Car rallies are staged racing events that take place often on public roads, in unusual conditions or in unusual vehicles. Car rallies are generally team events, and while some rallies are for the pros, many rallies are made up of a group of auto enthusiasts who are either looking for a challenge or looking to explore a foreign country in an unusual way. If you’ve recently signed up for a car rally and are wondering how to prepare. Look no further than this guide. Meanwhile if you’d like to sign up for a car rally check out the big range of car rallies offered by the Travel Scientists.
Photo By: reynermedia
What Are Car Rallies?
Car rallies come in all different types. There are those where you race each other to get from point to point the fastest, those where you race against a clock to get to the finishing line ahead of, say, a previous record, there are those than involve reaching the finishing line in the cheapest most beat-up car you can find – where even finishing is considered a win. There are car rallies in all different conditions for example in dirt roads in India, or on ice in Scandinavia, or on muddy terrain in England. There are endurance rallies which take you long distances like the famous Dakar Rally (which is now held in South America, not Paris to Dakar is previously due to security concerns), or shorter rallies which are a few days or a week all up.
Most car rallies are organised by a team who provide the route and some guidance in terms of where to stay each night and what the typical stops along the way could be. However, many organisers only provide limited support in between – so if your car breaks down in southern India somewhere it’s up to you to fix your car or find a mechanic. That’s part of the challenge and fun of car rallies – you’re out of your comfort zone, solving problems, seeing the world differently yet still under the framework of an organised event.
What Kind of Car Do You Need for Rally?
The car you choose depends on the rules for the rally you choose. Choose a rally with both destination and car requirements in mind. Some rallies are undertaken with normal cars, others in 3-wheel rickshaws, some involve only using a car that costs less than about $400, while others involve using vintage cars from a specific era as throw back to a certain cultural reference like one car rally in India that utilizes the Hindustan Ambassador. Some rallies let you BYO a car, while other rallies provide the vehicle – particularly if it’s a car rally that takes place overseas and is combined with a sightseeing tour.
How Do You Prepare For a Car Rally?
The first step is to pick a car rally in a location that piques your interest. Then find out what car type you can have. You may need to modify your car so that it doesn’t have any any advantages against your competitor, or to make sure that it’s workable in the given terrain. Sometimes you may not need to modify your car at all – especially if it’s provided by the tour operator.

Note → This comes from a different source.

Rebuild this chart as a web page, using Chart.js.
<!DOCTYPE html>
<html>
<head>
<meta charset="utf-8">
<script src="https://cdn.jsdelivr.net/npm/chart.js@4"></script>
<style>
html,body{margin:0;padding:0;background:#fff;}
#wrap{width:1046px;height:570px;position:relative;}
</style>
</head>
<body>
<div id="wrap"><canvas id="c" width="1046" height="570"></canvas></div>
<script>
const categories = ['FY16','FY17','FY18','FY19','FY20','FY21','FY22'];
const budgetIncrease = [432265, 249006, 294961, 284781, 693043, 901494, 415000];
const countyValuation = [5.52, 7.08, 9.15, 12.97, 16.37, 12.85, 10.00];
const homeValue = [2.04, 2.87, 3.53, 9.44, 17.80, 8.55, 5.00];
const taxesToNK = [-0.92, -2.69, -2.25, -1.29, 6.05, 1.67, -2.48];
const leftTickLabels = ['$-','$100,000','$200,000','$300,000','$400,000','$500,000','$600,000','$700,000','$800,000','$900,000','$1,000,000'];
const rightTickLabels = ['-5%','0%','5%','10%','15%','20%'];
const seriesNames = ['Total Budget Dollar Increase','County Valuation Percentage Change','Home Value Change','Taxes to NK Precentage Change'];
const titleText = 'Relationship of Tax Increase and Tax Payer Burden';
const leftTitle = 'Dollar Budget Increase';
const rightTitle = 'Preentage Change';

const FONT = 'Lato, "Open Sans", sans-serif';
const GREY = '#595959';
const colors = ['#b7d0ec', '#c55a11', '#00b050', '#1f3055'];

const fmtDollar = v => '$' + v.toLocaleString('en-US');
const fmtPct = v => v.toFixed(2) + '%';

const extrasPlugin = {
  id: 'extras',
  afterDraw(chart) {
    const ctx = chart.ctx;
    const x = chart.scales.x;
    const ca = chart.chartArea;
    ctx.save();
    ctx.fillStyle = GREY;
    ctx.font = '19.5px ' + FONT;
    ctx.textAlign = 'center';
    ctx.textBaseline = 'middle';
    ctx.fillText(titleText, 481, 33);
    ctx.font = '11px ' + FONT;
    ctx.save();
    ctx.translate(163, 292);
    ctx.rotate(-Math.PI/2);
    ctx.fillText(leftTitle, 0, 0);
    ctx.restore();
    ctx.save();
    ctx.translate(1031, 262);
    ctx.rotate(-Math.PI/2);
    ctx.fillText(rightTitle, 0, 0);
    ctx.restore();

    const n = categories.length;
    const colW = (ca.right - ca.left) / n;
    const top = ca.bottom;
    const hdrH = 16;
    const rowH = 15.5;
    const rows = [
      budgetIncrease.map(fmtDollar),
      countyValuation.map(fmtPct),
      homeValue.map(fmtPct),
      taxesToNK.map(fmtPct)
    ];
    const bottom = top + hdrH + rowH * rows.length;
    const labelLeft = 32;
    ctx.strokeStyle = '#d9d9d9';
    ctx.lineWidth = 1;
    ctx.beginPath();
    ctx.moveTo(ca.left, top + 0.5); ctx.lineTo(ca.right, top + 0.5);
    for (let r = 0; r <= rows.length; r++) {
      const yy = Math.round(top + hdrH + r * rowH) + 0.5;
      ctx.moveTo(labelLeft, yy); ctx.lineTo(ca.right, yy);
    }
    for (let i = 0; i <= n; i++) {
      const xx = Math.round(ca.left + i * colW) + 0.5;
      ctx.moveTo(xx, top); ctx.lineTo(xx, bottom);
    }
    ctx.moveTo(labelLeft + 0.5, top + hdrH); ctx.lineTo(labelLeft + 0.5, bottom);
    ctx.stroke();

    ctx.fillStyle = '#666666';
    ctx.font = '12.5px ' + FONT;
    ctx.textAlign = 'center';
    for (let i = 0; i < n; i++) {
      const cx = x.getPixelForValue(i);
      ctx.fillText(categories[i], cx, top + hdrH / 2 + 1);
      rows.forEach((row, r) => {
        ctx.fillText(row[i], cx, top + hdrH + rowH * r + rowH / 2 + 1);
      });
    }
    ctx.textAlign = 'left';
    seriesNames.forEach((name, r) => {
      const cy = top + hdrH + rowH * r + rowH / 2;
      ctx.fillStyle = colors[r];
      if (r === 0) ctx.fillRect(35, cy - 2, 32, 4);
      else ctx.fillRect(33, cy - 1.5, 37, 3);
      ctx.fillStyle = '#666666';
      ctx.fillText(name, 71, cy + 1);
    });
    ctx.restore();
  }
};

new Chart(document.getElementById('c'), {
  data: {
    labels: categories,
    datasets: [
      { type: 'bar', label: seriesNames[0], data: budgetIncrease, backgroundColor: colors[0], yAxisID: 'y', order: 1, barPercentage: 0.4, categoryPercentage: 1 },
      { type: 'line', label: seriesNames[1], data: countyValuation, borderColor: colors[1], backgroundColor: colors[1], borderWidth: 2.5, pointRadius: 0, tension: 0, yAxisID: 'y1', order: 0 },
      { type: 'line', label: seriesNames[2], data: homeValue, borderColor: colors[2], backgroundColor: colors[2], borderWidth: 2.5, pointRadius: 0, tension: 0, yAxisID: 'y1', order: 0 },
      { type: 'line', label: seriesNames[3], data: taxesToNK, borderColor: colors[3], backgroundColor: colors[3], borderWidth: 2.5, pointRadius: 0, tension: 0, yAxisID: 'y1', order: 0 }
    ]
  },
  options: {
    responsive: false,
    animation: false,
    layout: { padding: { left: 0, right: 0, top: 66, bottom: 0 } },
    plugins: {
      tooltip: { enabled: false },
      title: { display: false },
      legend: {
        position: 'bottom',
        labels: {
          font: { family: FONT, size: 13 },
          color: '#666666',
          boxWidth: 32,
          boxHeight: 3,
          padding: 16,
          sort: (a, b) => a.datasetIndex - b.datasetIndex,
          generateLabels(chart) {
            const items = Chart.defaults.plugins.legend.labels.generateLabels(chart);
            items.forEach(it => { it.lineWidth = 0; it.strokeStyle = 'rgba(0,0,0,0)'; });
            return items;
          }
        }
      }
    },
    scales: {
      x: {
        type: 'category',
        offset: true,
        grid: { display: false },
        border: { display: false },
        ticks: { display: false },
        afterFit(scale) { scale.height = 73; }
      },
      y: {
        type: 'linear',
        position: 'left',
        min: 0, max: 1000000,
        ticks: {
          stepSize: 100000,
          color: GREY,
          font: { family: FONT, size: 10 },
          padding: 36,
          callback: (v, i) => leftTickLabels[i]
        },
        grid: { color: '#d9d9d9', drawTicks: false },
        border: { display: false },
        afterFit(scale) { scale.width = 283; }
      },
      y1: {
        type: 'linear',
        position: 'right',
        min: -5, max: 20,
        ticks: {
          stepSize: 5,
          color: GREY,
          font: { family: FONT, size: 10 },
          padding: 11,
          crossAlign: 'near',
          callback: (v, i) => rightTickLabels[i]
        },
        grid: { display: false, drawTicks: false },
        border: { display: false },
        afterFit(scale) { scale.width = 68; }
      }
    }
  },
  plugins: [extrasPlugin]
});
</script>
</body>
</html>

If you are able to modify your car consider the terrain. Muddy, rocky, hilly, gravelly, off-road conditions where you are passing through thick scrub or even low lying rivers will require car modifications. For example, make sure your suspension is appropriate. Then choose tyres that are the right fit for the conditions. The aforementioned conditions would require higher and thicker tyres that are good for muddy and gravelly conditions. If you’re planning to do a rally that involves driving through ice and snow then make sure you have snow tyres on, which have extra grip.

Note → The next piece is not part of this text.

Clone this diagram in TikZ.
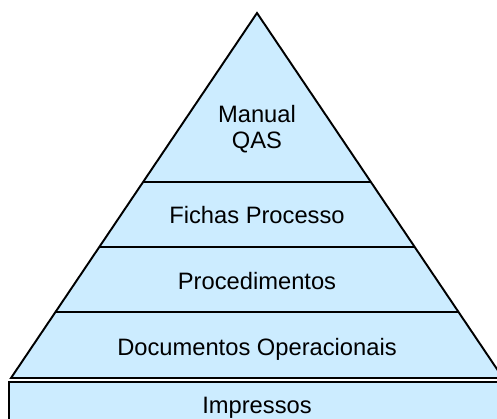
\documentclass[tikz,border=0pt]{standalone}
\usepackage{fontspec}
\setmainfont{Liberation Sans}
\usetikzlibrary{calc}
\definecolor{layerblue}{RGB}{204,236,255}

\begin{document}
\begin{tikzpicture}[x=0.02cm,y=-0.02cm,
    level/.style={anchor=base,align=center,font=\fontsize{13.5}{14.7}\selectfont}]
      \useasboundingbox (0,0) rectangle (497,419);
      % base slab
      \draw[fill=layerblue,line width=1.1pt] (9,382) rectangle (520,440);
      % pyramid
      \coordinate (apex) at (257,13);
      \coordinate (left) at (11,378);
      \coordinate (right) at (503,378);
      \draw[fill=layerblue,line width=1.1pt] (apex) -- (left) -- (right) -- cycle;
      \foreach \t in {0.463,0.641,0.819}
        \draw[line width=1.1pt] ($(apex)!\t!(left)$) -- ($(apex)!\t!(right)$);
      \node[level] (manual) at (257,148) {Manual\\QAS};
      \node[level] (fichas) at (257,223) {Fichas Processo};
      \node[level] (proc) at (257,289) {Procedimentos};
      \node[level] (docs) at (257,355) {Documentos Operacionais};
      \node[level] (impressos) at (257,413) {Impressos};
\end{tikzpicture}
\end{document}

Have some basic car mechanic skills and tools – know how to change a tyre for instance. Or, even better, have someone on your team who knows a thing or two about cars. You’re unlikely to be doing wholesale car repairs on the road, but knowing how to change a tyre, top up oil and water, and other bits and pieces like that could make the difference between finishing the car rally or going home with your tail between your legs.

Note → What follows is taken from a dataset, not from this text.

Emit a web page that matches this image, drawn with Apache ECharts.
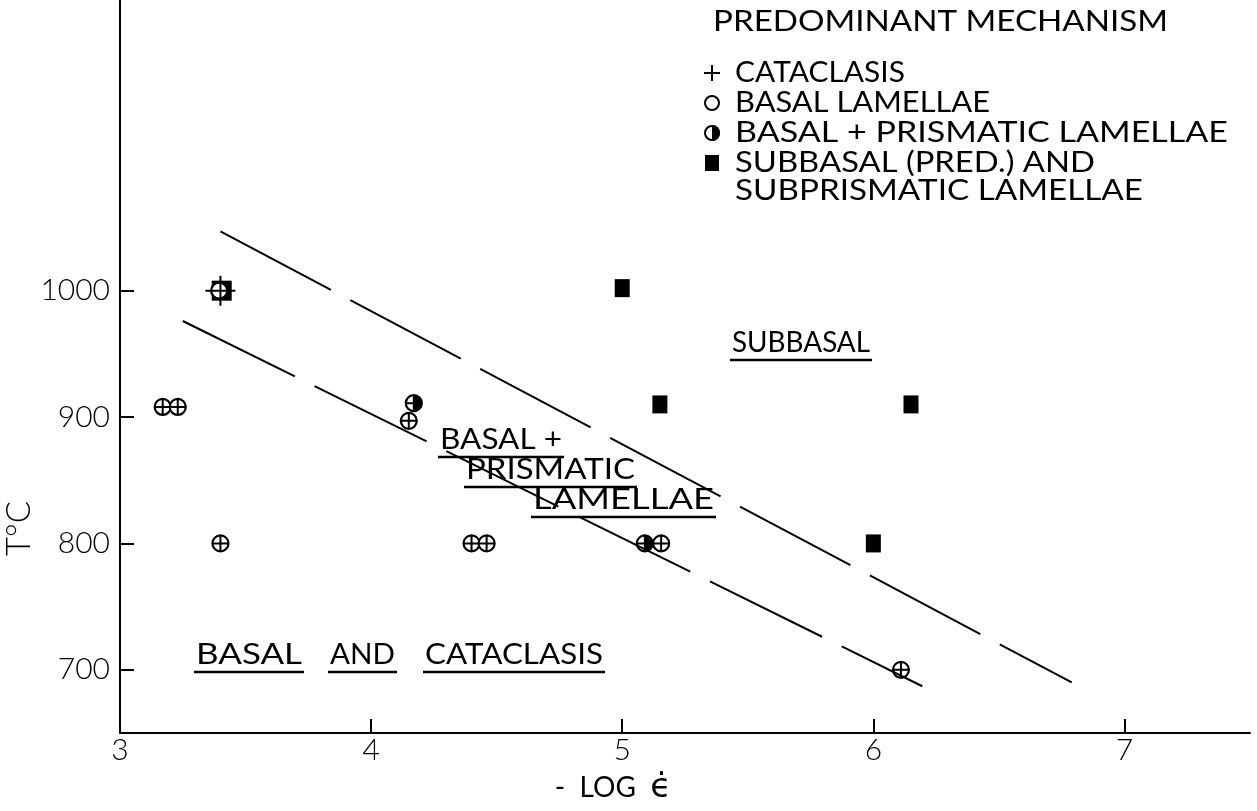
<!DOCTYPE html>
<html><head><meta charset="utf-8">
<script src="https://cdn.jsdelivr.net/npm/echarts@6/dist/echarts.min.js"></script>
<style>html,body{margin:0;padding:0;background:#fff}#c{width:1257px;height:811px}</style>
</head><body><div id="c"></div>
<script>
// ---- data ----
const xTicks = [3, 4, 5, 6, 7];
const yTicks = [700, 800, 900, 1000];
const cataclasis = [[3.40,1000],[3.17,908],[3.23,908],[4.15,897],[4.17,911],[3.40,800],[4.40,800],[4.46,800],[5.09,800],[5.155,800],[6.11,700]];
const basalLamellae = [[3.395,1000],[3.17,908],[3.23,908],[4.15,897],[3.40,800],[4.40,800],[4.46,800],[5.155,800],[6.11,700]];
const basalPrismatic = [[4.17,911],[5.09,800]];
const subbasal = [[3.405,1000],[5.0,1002],[5.15,910],[6.15,910],[6.0,800]];
const upperBoundary = [[3.40,1047],[6.79,690]];
const lowerBoundary = [[3.25,976],[6.195,687]];
const legendTitle = 'PREDOMINANT MECHANISM';
const legendItems = ['CATACLASIS','BASAL LAMELLAE','BASAL + PRISMATIC LAMELLAE','SUBBASAL (PRED.) AND','SUBPRISMATIC LAMELLAE'];
const regionLabels = ['SUBBASAL','BASAL +','PRISMATIC','LAMELLAE','BASAL','AND','CATACLASIS'];

// ---- helpers ----
const FONT = '28px Lato';
const cv = document.createElement('canvas').getContext('2d');
function measure(t){ cv.font = FONT; return cv.measureText(t).width; }
function txt(t, x, y, w){
  return {type:'text', x:x, y:y, scaleX: w / measure(t),
    style:{text:t, font:FONT, fill:'#000', textAlign:'left', textVerticalAlign:'middle'}};
}
function uline(x1, x2, y){
  return {type:'line', shape:{x1:x1,y1:y,x2:x2,y2:y}, style:{stroke:'#000', lineWidth:2.5}};
}
const graphics = [];
graphics.push(txt(legendTitle, 713, 22, 455));
const legY = [73,103,133,163,191];
const legW = [170, 255, 493, 360, 408];
legendItems.forEach((t,i)=>graphics.push(txt(t, 735, legY[i], legW[i])));
// legend symbols
graphics.push({type:'line', shape:{x1:704,y1:73,x2:720,y2:73}, style:{stroke:'#000',lineWidth:2}});
graphics.push({type:'line', shape:{x1:712,y1:65,x2:712,y2:81}, style:{stroke:'#000',lineWidth:2}});
graphics.push({type:'circle', shape:{cx:712,cy:103,r:7}, style:{fill:'#fff',stroke:'#000',lineWidth:2}});
graphics.push({type:'circle', shape:{cx:712,cy:133,r:7}, style:{fill:'#fff',stroke:'#000',lineWidth:2}});
graphics.push({type:'sector', shape:{cx:712,cy:133,r:8,r0:0,startAngle:-Math.PI/2,endAngle:Math.PI/2}, style:{fill:'#000'}});
graphics.push({type:'rect', shape:{x:705,y:155,width:14,height:16}, style:{fill:'#000'}});
// region labels
const rl = [[732,343,138],[440,440,122],[466,470,169],[533,500,181],[196,655,106],[330,655,65],[425,655,178]];
regionLabels.forEach((t,i)=>{
  const [x,y,w] = rl[i];
  graphics.push(txt(t, x, y, w));
  graphics.push(uline(x-2, x+w+2, y+17));
});

const cross = 'path://M-10,0L10,0M0,-10L0,10';
const chart = echarts.init(document.getElementById('c'));
chart.setOption({
  backgroundColor:'#fff',
  animation:false,
  grid:{left:120, right:7, top:0, bottom:78, containLabel:false, outerBoundsMode:'none'},
  xAxis:{type:'value', min:3, max:7.5, interval:1,
    axisLine:{lineStyle:{color:'#000', width:2}},
    axisTick:{inside:true, length:14, lineStyle:{color:'#000', width:2}},
    axisLabel:{color:'#000', fontSize:30, fontFamily:'Lato', fontWeight:300, margin:2, showMaxLabel:false},
    splitLine:{show:false},
    name:'{a|-  LOG  }{e|\u03F5\u0307}', nameLocation:'middle', nameGap:38,
    nameTextStyle:{color:'#000', padding:[0,144,0,0],
      rich:{a:{fontSize:28, fontFamily:'Lato', color:'#000'}, e:{fontSize:34, fontFamily:'DejaVu Sans', color:'#000'}}}},
  yAxis:{type:'value', min:650, max:1230,
    axisLine:{lineStyle:{color:'#000', width:2}},
    axisTick:{inside:true, length:14, customValues:yTicks, lineStyle:{color:'#000', width:2}},
    axisLabel:{color:'#000', fontSize:30, fontFamily:'Lato', fontWeight:300, margin:10, customValues:yTicks,
      formatter:(v)=>String(v)},
    splitLine:{show:false},
    name:'T\u00B0C', nameLocation:'middle', nameGap:84, nameRotate:90, nameMoveOverlap:false,
    nameTextStyle:{color:'#000', fontSize:33, fontFamily:'Lato', fontWeight:300, padding:[0,324,0,0]}},
  graphic: graphics,
  series:[
    {type:'line', data:upperBoundary, symbol:'none', silent:true,
      lineStyle:{color:'#000', width:2, type:[125,22]}},
    {type:'line', data:lowerBoundary, symbol:'none', silent:true,
      lineStyle:{color:'#000', width:2, type:[125,22]}},
    {type:'scatter', name:'SUBBASAL', data:subbasal, symbol:'rect',
      symbolSize:(v,p)=>p.dataIndex===0?[20,20]:[15,18],
      itemStyle:{color:'#000', opacity:1}},
    {type:'scatter', name:'BASAL LAMELLAE', data:basalLamellae, symbol:'circle', symbolSize:16,
      itemStyle:{color:'#fff', borderColor:'#000', borderWidth:2.2, opacity:1}},
    {type:'scatter', name:'BASAL + PRISMATIC', data:basalPrismatic, symbol:'circle', symbolSize:16,
      itemStyle:{color:'#fff', borderColor:'#000', borderWidth:2.2, opacity:1}},
    {type:'scatter', name:'BASAL + PRISMATIC fill', data:basalPrismatic, symbol:'path://M0,-10A10,10,0,0,1,0,10Z',
      symbolSize:[8,16], symbolOffset:[4,0], itemStyle:{color:'#000', opacity:1}},
    {type:'scatter', name:'CATACLASIS', data:cataclasis, symbol:cross,
      symbolSize:(v,p)=>p.dataIndex===0?30:15,
      itemStyle:{color:'none', borderColor:'#000', borderWidth:2, opacity:1}}
  ]
});
</script></body></html>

Have a map or GPS and someone that has good navigational and problem solving skills on the team. Know what the rules are – some races don’t allow you to finish earlier than a certain time because it implies that you sped or took shortcuts – other races are purely about the first to finish. If your participating in a car rally in a foreign country, it might help to know some basic words and some car related words in the local language. We recommend sentences like: “My car has broken down” or “Where is the nearest mechanic?” or “Can you fix this car?”
In the end most car rallies are competitive in a friendly sort of way so take a good sense of humor and a sense that anything could and might happen. Good luck!